This repository contains a simple implementation of a Multi-Layer Perceptron (MLP) neural network for classifying handwritten digits from the MNIST dataset.
- Python 3.8+
- Numpy
The MNIST dataset is used, which is a database of handwritten digits. It has a training set of 60,000 examples and a test set of 10,000 examples. Each example is a 28x28 grayscale image, associated with a label from 0 to 9. The images are vectorized into a 784-dimensional vector.
The data files should be in the ubyte
format and placed in a directory named data
at the root of the project, with the following names:
- Training images:
train-images.idx3-ubyte
- Training labels:
train-labels.idx1-ubyte
- Test images:
t10k-images.idx3-ubyte
- Test labels:
t10k-labels.idx1-ubyte
The MLP is a simple 2-layer network containing 1 hidden layer and 1 output layer.
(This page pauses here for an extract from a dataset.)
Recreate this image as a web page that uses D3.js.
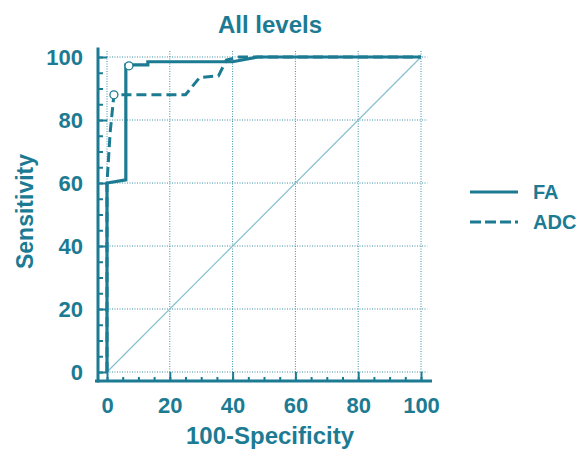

The hidden layer uses the Rectified Linear Unit (ReLU) activation function, and the output layer uses the softmax activation function for multi-class classification. The default number of nodes in the hidden layer is set to 100, but can be adjusted by changing the global variable h
.
The training process uses the backpropagation algorithm with cross-entropy loss as the cost function. The learning rate is defined by Alpha and is initially set to 0.75, but it decreases as the training progresses to help the model converge. These values were adjusted through trial and error.
The code provides methods to:
- Load and normalize the MNIST data
- Encode labels using one-hot encoding
- Compute the ReLU and softmax activations
- Compute the forward and backward passes
- Update the weights and biases using gradient descent
- Compute the cross-entropy loss
- Predict the classes of new data
- Compute the accuracy of the predictions
Simply run the script using Python:
python main.py
The script will load the data, train the MLP, and print the cross-entropy loss for each batch at every epoch. It will also print the accuracy on the test set after training is complete.